During the first week, I traveled around the country visiting work sites of G&G projects. I visited the Ntashyo irrigation plant in the Southern Province. This is one of the few irrigation projects carried out in Rwanda, with an objective of lessening poverty by improving agriculture. The irrigation plant was empowered by the Rwandan Government for human rights purposes. I also had the opportunity to visit two churches where G&G implemented their design.

These trips were also an opportunity to explore the topography and landscape of the country.
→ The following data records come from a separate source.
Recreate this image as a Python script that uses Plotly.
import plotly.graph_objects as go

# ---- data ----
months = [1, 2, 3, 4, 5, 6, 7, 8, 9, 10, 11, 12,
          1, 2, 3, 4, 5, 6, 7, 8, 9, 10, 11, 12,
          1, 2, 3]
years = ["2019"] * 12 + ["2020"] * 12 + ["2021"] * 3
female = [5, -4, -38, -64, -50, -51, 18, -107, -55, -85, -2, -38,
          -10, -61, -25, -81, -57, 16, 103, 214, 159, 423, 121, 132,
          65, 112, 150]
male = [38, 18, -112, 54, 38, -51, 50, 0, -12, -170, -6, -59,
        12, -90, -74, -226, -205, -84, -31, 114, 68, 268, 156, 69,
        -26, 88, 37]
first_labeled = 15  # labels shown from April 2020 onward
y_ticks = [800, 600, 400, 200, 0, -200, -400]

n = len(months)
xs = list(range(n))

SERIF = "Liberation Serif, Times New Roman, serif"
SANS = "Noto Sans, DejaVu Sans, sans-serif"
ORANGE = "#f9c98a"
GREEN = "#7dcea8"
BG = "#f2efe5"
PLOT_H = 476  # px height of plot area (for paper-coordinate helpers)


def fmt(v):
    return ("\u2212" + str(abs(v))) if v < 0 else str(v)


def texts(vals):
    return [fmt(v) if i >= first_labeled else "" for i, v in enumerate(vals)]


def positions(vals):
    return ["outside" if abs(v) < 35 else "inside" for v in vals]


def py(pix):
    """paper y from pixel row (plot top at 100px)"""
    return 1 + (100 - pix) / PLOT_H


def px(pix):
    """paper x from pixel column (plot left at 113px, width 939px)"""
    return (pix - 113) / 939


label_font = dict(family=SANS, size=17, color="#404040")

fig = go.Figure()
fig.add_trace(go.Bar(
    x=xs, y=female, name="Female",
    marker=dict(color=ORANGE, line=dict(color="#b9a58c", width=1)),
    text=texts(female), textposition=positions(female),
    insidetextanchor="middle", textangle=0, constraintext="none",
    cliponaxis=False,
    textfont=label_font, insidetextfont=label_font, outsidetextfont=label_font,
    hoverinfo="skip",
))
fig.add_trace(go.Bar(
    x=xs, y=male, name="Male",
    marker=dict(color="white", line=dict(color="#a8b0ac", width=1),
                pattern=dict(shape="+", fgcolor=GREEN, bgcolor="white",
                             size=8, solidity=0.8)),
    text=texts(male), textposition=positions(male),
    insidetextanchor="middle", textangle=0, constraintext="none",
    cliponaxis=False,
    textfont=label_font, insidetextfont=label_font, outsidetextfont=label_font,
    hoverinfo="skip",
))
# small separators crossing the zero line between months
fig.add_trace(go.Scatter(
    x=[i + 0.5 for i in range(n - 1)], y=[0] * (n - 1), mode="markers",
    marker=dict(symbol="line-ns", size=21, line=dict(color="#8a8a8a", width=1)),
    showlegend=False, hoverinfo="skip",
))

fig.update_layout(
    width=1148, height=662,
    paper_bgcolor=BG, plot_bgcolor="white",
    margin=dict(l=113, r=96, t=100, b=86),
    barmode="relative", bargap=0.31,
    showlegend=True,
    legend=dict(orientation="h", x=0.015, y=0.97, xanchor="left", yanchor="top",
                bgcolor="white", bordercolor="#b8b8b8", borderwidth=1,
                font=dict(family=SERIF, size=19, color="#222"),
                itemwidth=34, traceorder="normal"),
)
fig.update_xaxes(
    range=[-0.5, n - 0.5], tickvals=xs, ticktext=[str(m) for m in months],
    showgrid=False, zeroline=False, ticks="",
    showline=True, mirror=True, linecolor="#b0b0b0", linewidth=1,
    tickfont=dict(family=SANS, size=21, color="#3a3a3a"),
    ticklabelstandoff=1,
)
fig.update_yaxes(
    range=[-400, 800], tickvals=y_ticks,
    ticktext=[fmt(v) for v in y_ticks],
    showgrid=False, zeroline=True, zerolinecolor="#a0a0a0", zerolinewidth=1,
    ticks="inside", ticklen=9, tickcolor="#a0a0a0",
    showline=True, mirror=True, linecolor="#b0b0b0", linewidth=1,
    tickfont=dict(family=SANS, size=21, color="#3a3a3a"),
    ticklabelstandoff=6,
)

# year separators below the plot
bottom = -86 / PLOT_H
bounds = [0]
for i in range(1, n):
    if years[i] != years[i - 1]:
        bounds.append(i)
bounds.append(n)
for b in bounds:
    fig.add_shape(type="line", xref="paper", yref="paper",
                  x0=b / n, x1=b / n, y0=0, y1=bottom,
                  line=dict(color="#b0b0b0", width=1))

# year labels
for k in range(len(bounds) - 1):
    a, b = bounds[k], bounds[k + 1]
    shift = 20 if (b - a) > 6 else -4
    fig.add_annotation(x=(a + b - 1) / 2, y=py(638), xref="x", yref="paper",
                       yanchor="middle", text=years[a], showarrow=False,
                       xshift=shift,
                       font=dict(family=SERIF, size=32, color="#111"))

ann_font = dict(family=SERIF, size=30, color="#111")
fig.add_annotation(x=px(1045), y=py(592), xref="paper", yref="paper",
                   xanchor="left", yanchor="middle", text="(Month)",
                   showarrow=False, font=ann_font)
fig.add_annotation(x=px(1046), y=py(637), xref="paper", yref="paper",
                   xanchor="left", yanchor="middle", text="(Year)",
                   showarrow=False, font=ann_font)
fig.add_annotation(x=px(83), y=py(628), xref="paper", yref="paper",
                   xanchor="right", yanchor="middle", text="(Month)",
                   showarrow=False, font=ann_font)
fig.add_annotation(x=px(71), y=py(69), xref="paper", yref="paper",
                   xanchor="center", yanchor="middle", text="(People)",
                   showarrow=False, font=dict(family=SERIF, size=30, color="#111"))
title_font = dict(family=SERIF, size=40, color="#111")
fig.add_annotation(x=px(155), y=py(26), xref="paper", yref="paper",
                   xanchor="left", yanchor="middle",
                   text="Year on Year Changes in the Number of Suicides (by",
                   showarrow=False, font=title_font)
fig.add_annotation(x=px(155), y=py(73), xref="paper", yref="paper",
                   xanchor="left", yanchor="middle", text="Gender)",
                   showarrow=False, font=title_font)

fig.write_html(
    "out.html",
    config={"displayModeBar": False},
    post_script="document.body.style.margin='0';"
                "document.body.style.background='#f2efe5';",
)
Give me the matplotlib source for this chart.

As it is well known about Rwanda, it is the “country of a thousand hills”. According to the G&G civil engineers and architects that I spoke with, they asserted, “Because of the nature of the land, the design and construction process is more complex than usual.”

Taking this challenge into consideration, the Rwanda housing board established a new housing system in Rwanda in 2010. The housing system requires citizens in the countryside to move into a certain location to facilitate construction/housing security and where they will have access to public services such as water and electricity. This housing system was in response to the community’s need to easily access public services.

Kigali, the capital of Rwanda, has also established what is called ‘Kigali Master Plan’, which serves a guide to the City’s urban development. The Master Plan will be used as a reference to improve how infrastructure serves the people.

The director of G&G Group, James Ngarambe, is one of the architects who designed the Kigali Master Plan. I look forward to gaining more construction insights from him. According to his definition of architecture, it is a process of design and construction which incorporates the impression of beauty, considers its surrounding and embraces functionality. I believe that the practice of good architecture is essential to improving human rights.